Individual essays by Klosterman are priced at 99 cents each, just as individual songs once were on iTunes -- lately, I find all the songs I want cost $1.29, which might mean essays have room to rise. Anyway, the idea is to offer, at a tiny price, a single unit for multiple re-listenings -- or in this case, re-readings.
All of these essays have been available elsewhere -- many were first published in magazines and later appeared in Klosterman’s collections ‘Sex, Drugs and Cocoa Puffs,’ ‘Eating the Dinosaur,’ ‘Chuck Klosterman IV’ and ‘Fargo Rock City.’
Can Klosterman, with his high name recognition and strong opinions, lure readers to purchase older material for a modest price? Will well-loved essays sell better than those that are less known?
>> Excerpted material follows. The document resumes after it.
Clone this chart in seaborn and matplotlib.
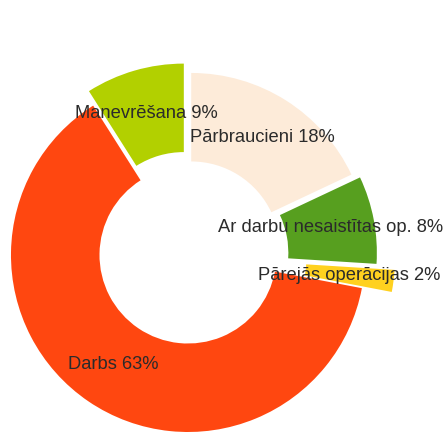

The essay collections are already available as ebooks, but now Scribner has also parceled them out and repackaged them by theme. Typically, essay collections wind up being chronological, but these sets -- 10 to 14 essays for $7.99 -- are grouped by topic. There is ‘Chuck Klosterman on Sports,’ ‘Chuck Klosterman on Media and Culture,’ ‘Chuck Klosterman on Rock’ and so on.
Whether or not this proves to be a fruitful experiment, it’s interesting to see a big publisher trying new models in ebooks -- or rather, e-essays. They’re one of the literary products that can be sold piecemeal. Will they find receptive buyers? And if they do, how will we know -- will Amazon.com or Apple launch an e-essay bestseller list?